What to expect from Google Chrome in 2020

What to expect from Google Chrome in 2020

2019 was a great year for Google Chrome. Despite a hiccup where an experimental update broke it temporarily, it has remained the world’s most popular browser, and is currently rendering sites for between 48% and 64% of web users (depending on who’s counting).

Google isn’t resting on its laurels though, and has lots of new features in the works for 2020. Here are the ones you should be looking out for, including some we want wait to try, and a few that might prove to be a step in the wrong direction.

Dark mode for mobile devices

One of the features we’re most looking forward to in 2020 is dark mode for Chrome on mobile devices. If you have an Android phone or tablet, you can try an experimental version of dark mode right now by entering chrome://flags in the address bar and enabling the options ‘Android web contents dark mode’ and ‘Android Chrome UI dark mode’. Once that’s done, restart the browser, open the settings menu and select the new ‘Dark’ option under ‘Themes’. This is only an experiment, though, and the final version might look quite different.
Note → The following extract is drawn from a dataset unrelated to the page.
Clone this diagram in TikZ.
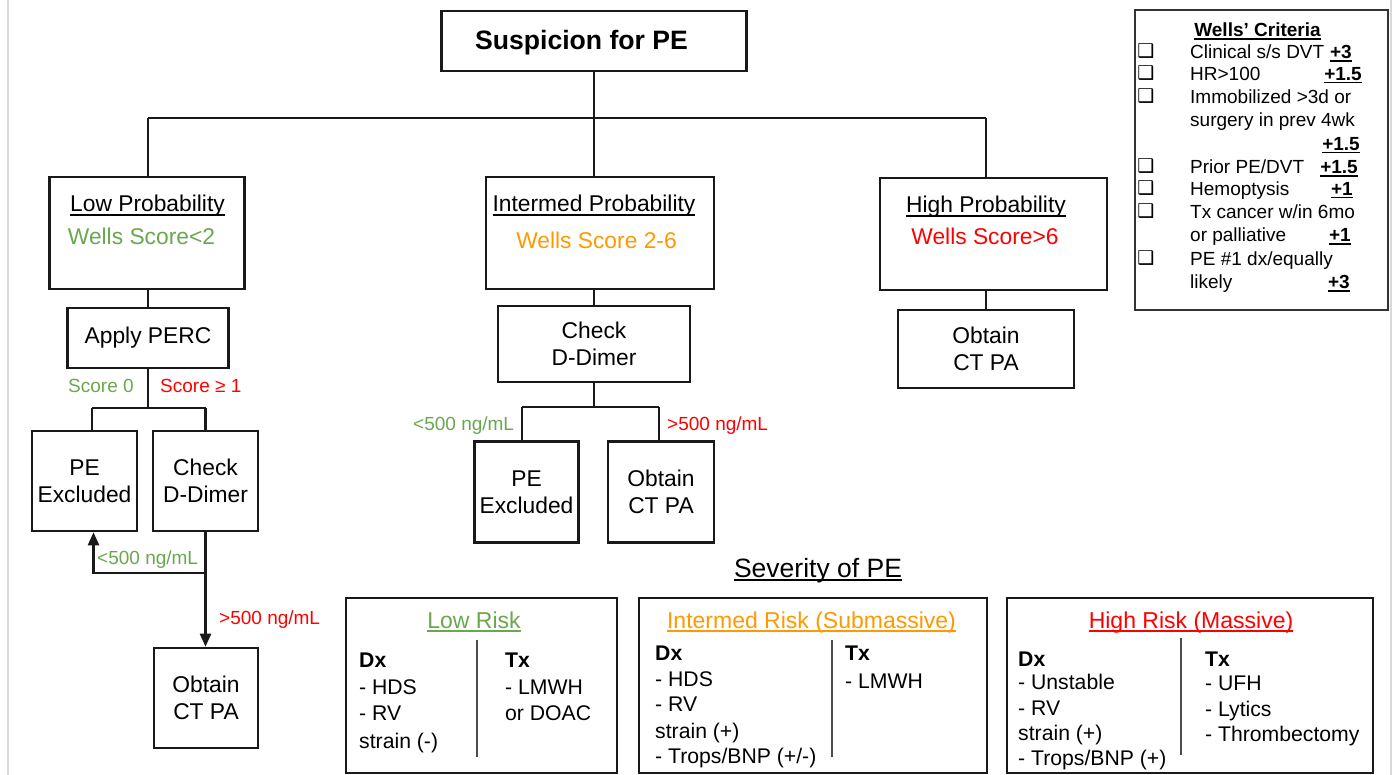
\documentclass[tikz,border=0pt]{standalone}
\usepackage{fontspec}
\setmainfont{Liberation Sans}
\newfontfamily\symfont{DejaVu Sans}
\usetikzlibrary{arrows.meta}
\definecolor{gr}{RGB}{106,168,79}
\definecolor{org}{RGB}{255,153,0}
\definecolor{rd}{RGB}{255,0,0}
\definecolor{edge}{RGB}{25,25,25}
\newcommand\fmain{\fontsize{22.8}{27}\selectfont}
\newcommand\fbig{\fontsize{26.6}{31}\selectfont\bfseries}
\newcommand\flab{\fontsize{19}{23}\selectfont}
\newcommand\fwell{\fontsize{19}{22}\selectfont}
\newcommand\fbot{\fontsize{21.2}{26}\selectfont}
\newcommand\fbott{\fontsize{23}{27}\selectfont}
\newcommand\fsev{\fontsize{26.5}{31}\selectfont}
\newsavebox\ulbx
\newcommand\ulin[3]{\sbox\ulbx{#3}\rlap{\rule[-#1]{\wd\ulbx}{#2}}\usebox\ulbx}
\tikzset{
  box/.style={draw=edge, line width=2.6pt, inner sep=0pt, align=center, font=\fmain},
  conn/.style={draw=edge, line width=2.4pt},
  arr/.style={conn, -{Triangle[length=13pt,width=11pt]}},
  lab/.style={inner sep=0pt, font=\flab, anchor=base west},
  txt/.style={inner sep=0pt, font=\fmain, anchor=base},
  wl/.style={inner sep=0pt, font=\fwell, anchor=base west},
  ws/.style={inner sep=0pt, font=\fwell\bfseries, anchor=base east},
  ck/.style={inner sep=0pt, font=\symfont\fontsize{19}{19}\selectfont, anchor=base},
  bl/.style={inner sep=0pt, font=\fbot, anchor=base west},
  rbox/.style={draw=edge, line width=2.4pt, inner sep=0pt},
  divl/.style={draw=black!70, line width=2pt},
}
\begin{document}
\begin{tikzpicture}[x=1pt,y=-1pt]
\useasboundingbox (0,0) rectangle (1393,775);
\fill[white] (0,0) rectangle (1393,775);
\coordinate (pl0) at (8,0); \coordinate (pl1) at (8,775);
\coordinate (pr0) at (1391,0); \coordinate (pr1) at (1391,775);
\draw[black!15, line width=1.5pt] (pl0) -- (pl1);
\draw[black!15, line width=1.5pt] (pr0) -- (pr1);

% top
\node[box, minimum width=305, minimum height=60] (sus) at (594,41) {};
\node[txt, font=\fbig] (sust) at (581.5,50) {Suspicion for PE};

\node[box, minimum width=195, minimum height=112] (low) at (147,233) {};
\node[box, minimum width=228, minimum height=112] (mid) at (600,233) {};
\node[box, minimum width=227, minimum height=112] (high) at (993.5,234) {};
\node[txt] (lowt) at (147.5,212) {\ulin{4pt}{2.2pt}{Low Probability}};
\node[txt, text=gr] (loww) at (141.5,245) {Wells Score<2};
\node[txt] (midt) at (594,212) {\ulin{4pt}{2.2pt}{Intermed Probability}};
\node[txt, text=org] (midw) at (596.5,249) {Wells Score 2-6};
\node[txt] (hight) at (986,213) {\ulin{4pt}{2.2pt}{High Probability}};
\node[txt, text=rd] (highw) at (985,245) {Wells Score>6};

\coordinate (jl) at (148,118);
\coordinate (jm) at (594,118);
\coordinate (jr) at (986,118);
\draw[conn] (sus.south -| jm) -- (mid.north -| jm);
\draw[conn] (jl) -- (jr);
\draw[conn] (jl) -- (jl |- low.north);
\draw[conn] (jr) -- (jr |- high.north);

% low branch
\node[box, minimum width=161, minimum height=60] (perc) at (148,338) {Apply PERC};
\draw[conn] (low.south -| jl) -- (perc.north);
\node[box, minimum width=105, minimum height=100] (pe1) at (84.5,481) {PE\\Excluded};
\node[box, minimum width=105, minimum height=100] (dd1) at (205.5,481) {Check\\D-Dimer};
\node[box, minimum width=104, minimum height=100] (ct1) at (206,698) {Obtain\\CT PA};
\coordinate (jp) at (148,408);
\coordinate (jpl) at (92,408);
\coordinate (jpr) at (205.5,408);
\draw[conn] (perc.south) -- (jp);
\draw[conn] (jpl) -- (jpr);
\draw[conn] (jpl) -- (jpl |- pe1.north);
\draw[conn] (jpr) -- (dd1.north);
\node[lab, text=gr] (s0) at (68,393) {Score 0};
\node[lab, text=rd] (s1) at (160,393) {Score ≥ 1};
\coordinate (k) at (205.5,573);
\draw[conn] (dd1.south) -- (k);
\draw[arr] (k) -| ([xshift=9pt]pe1.south);
\draw[arr] (k) -- (k |- ct1.north);
\node[lab, text=gr] (l1) at (97,564) {<500 ng/mL};
\node[lab, text=rd] (g1) at (219,624) {>500 ng/mL};

% intermediate branch
\node[box, minimum width=192, minimum height=76] (dd2) at (594,344) {Check\\D-Dimer};
\draw[conn] (mid.south -| jm) -- (dd2.north);
\node[box, minimum width=104, minimum height=101] (pe2) at (526.5,492) {PE\\Excluded};
\node[box, minimum width=106, minimum height=101] (ct2) at (661,492) {Obtain\\CT PA};
\coordinate (jd) at (594,407);
\coordinate (jdl) at (522,407);
\coordinate (jdr) at (659,407);
\draw[conn] (dd2.south) -- (jd);
\draw[conn] (jdl) -- (jdr);
\draw[conn] (jdl) -- (jdl |- pe2.north);
\draw[conn] (jdr) -- (jdr |- ct2.north);
\node[lab, text=gr] (l2) at (413,431) {<500 ng/mL};
\node[lab, text=rd] (g2) at (667,431) {>500 ng/mL};

% high branch
\node[box, minimum width=176, minimum height=78] (ct3) at (986,349) {Obtain\\CT PA};
\draw[conn] (high.south -| jr) -- (ct3.north);

% Wells criteria
\node[draw=black!80, line width=2pt, minimum width=253, minimum height=300, inner sep=0pt] (wells) at (1261.5,160) {};
\node[inner sep=0pt, font=\fwell\bfseries, anchor=base] (wt) at (1257.5,37) {\ulin{3pt}{1.8pt}{Wells’ Criteria}};
\node[ck] (c1) at (1146,58) {❑};
\node[ck] (c2) at (1146,80) {❑};
\node[ck] (c3) at (1146,103) {❑};
\node[ck] (c6) at (1146,173) {❑};
\node[ck] (c7) at (1146,195) {❑};
\node[ck] (c8) at (1146,218) {❑};
\node[ck] (c10) at (1146,265) {❑};
\node[wl] (w1) at (1190,58.7) {Clinical s/s DVT};
\node[wl] (w2) at (1190,80.3) {HR>100};
\node[wl] (w3) at (1190,103.7) {Immobilized >3d or};
\node[wl] (w4) at (1190,127) {surgery in prev 4wk};
\node[wl] (w6) at (1190,173.7) {Prior PE/DVT};
\node[wl] (w7) at (1190,195.3) {Hemoptysis};
\node[wl] (w8) at (1190,218.7) {Tx cancer w/in 6mo};
\node[wl] (w9) at (1190,242) {or palliative};
\node[wl] (w10) at (1190,265.3) {PE \#1 dx/equally};
\node[wl] (w11) at (1190,288.7) {likely};
\node[ws] (p1) at (1352,58.7) {\ulin{3pt}{1.6pt}{+3}};
\node[ws] (p2) at (1362,80.3) {\ulin{3pt}{1.6pt}{+1.5}};
\node[ws] (p5) at (1360,150.3) {\ulin{3pt}{1.6pt}{+1.5}};
\node[ws] (p6) at (1358,173.7) {\ulin{3pt}{1.6pt}{+1.5}};
\node[ws] (p7) at (1353,195.3) {\ulin{3pt}{1.6pt}{+1}};
\node[ws] (p9) at (1351,242) {\ulin{3pt}{1.6pt}{+1}};
\node[ws] (p11) at (1350,288.7) {\ulin{3pt}{1.6pt}{+3}};

% severity
\node[inner sep=0pt, font=\fsev, anchor=base] (sev) at (818,577) {\ulin{4pt}{2pt}{Severity of PE}};

\node[rbox, minimum width=271, minimum height=175] (rl) at (481.5,685.5) {};
\node[rbox, minimum width=348, minimum height=175] (ri) at (813,685.5) {};
\node[rbox, minimum width=366, minimum height=175] (rh) at (1190,685.5) {};

% low risk
\node[inner sep=0pt, font=\fbott, anchor=base, text=gr] (rlt) at (474,628) {\ulin{4pt}{2.2pt}{Low Risk}};
\coordinate (dl0) at (477,640); \coordinate (dl1) at (477,757);
\draw[divl] (dl0) -- (dl1);
\node[bl, font=\fbot\bfseries] (rl1) at (359,667) {Dx};
\node[bl] (rl2) at (359,694) {- HDS};
\node[bl] (rl3) at (359,720) {- RV};
\node[bl] (rl4) at (359,748) {strain (-)};
\node[bl, font=\fbot\bfseries] (rl5) at (505,667) {Tx};
\node[bl] (rl6) at (505,694) {- LMWH};
\node[bl] (rl7) at (505,720) {or DOAC};

% intermediate risk
\node[inner sep=0pt, font=\fbott, anchor=base, text=org] (rit) at (811.5,628) {\ulin{4pt}{2.2pt}{Intermed Risk (Submassive)}};
\coordinate (di0) at (832,640); \coordinate (di1) at (832,757);
\draw[divl] (di0) -- (di1);
\node[bl, font=\fbot\bfseries] (ri1) at (655,660) {Dx};
\node[bl] (ri2) at (655,686) {- HDS};
\node[bl] (ri3) at (655,711) {- RV};
\node[bl] (ri4) at (655,738) {strain (+)};
\node[bl] (ri5) at (655,763) {- Trops/BNP (+/-)};
\node[bl, font=\fbot\bfseries] (ri6) at (845,660) {Tx};
\node[bl] (ri7) at (845,688) {- LMWH};

% high risk
\node[inner sep=0pt, font=\fbott, anchor=base, text=rd] (rht) at (1191,628) {\ulin{4pt}{2.2pt}{High Risk (Massive)}};
\coordinate (dh0) at (1181,638); \coordinate (dh1) at (1181,755);
\draw[divl] (dh0) -- (dh1);
\node[bl, font=\fbot\bfseries] (rh1) at (1018,666) {Dx};
\node[bl] (rh2) at (1018,689) {- Unstable};
\node[bl] (rh3) at (1018,715) {- RV};
\node[bl] (rh4) at (1018,740) {strain (+)};
\node[bl] (rh5) at (1018,765) {- Trops/BNP (+)};
\node[bl, font=\fbot\bfseries] (rh6) at (1205,666) {Tx};
\node[bl] (rh7) at (1205,690) {- UFH};
\node[bl] (rh8) at (1205,716) {- Lytics};
\node[bl] (rh9) at (1205,741) {- Thrombectomy};
\end{tikzpicture}
\end{document}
Google is still ironing out a few bugs with how the browser looks and renders pages in dark mode, but we anticipate the Android version will be ready for public release in the first quarter of 2020, with an iOS release soon after.

Parallel downloading

Another feature that’s accessible through chrome://flags is parallel downloading. This effectively splits files into several parts, which are downloaded simultaneously. It’s the same technique stand-alone download managers use to help you grab files faster, and would be a welcome addition to Chrome, particularly now that fiber broadband is becoming more commonplace. Keep an eye out for it appearing in 2020.

Page sharing via QR codes

This feature is on its way, but it’s not necessarily something we’re particularly looking forward to. Chrome Canary users recently gained the ability to share webpages with one another via QR codes. The code is generated on one device, and can be scanned using the camera on another.

It’s not a totally novel way to share sites (Opera has offered the same thing for ages), and we’re not big fans of QR codes. You have to download a dedicated app to scan them, and there’s no way of telling where they’ll lead before you do so. The potential for phishing is huge. We’d prefer to share sites with people we trust via a messaging app.

Google Chrome tab switcher
The old Chrome tab switcher on the left, and the redesigned version on the right

A new tab switcher

Currently, when you want to change tabs in Chrome on your phone or tablet, you tap a button to bring up the tab switcher and take your pick from a set of large ‘cards’ showing all the pages you  have open. It’s simple and effective, but that could all change in 2020 with the introduction of a new tab switcher that adds a whole lot of new options to the same screen.

The new tab switcher is being tested in the Dev and Canary builds of Chrome, and although it may change before it becomes part of the release version, it looks pretty polished. In addition to small previews of each open tabs, it features (take a deep breath) a Google logo front and center, an Incognito mode toggle, a set of links to recently visited sites, a search bar, an options menu, and a button for creating new tabs. An improvement? We’re not so sure.

Naming and shaming slow websites

This is a feature proposed by a group of Chrome developers, who claim “the web can do better” when it comes to user experiences. The idea is that websites that load particularly slowly will be labelled in some way to warm users that they’re going to be waiting around for a while, and might prefer to look for content elsewhere. This warning could take the form of a splash screen, information that appears in a context menu when you right-click, or a little green progress bar to indicate that a site is particularly speedy.

There’s no guarantee that such labels will appear in 2020, but Google is putting a lot of effort into pushing its best practice guidelines for web developers, so we wouldn’t be surprised to see something along these lines in the near future.

A built-in password manager

This feature is purely speculative, but it’s one we’d like to see. At the tail end of 2019, Google unveiled a new tool that will warn you if any of your online account details have been revealed in a recent data breach. It’s a handy feature, and bears a strong similarity to Firefox Monitor.

We wouldn’t be surprised if Google decides to follow in Mozilla’s footsteps and also release its own password manager in 2020, helping keep your accounts secure from phishing attempts and avoid the temptation to re-use passwords for multiple different services. Perhaps it could even be combined with Google Drive, allowing you to move sensitive files from Drive into a secure, encrypted vault along with your passwords.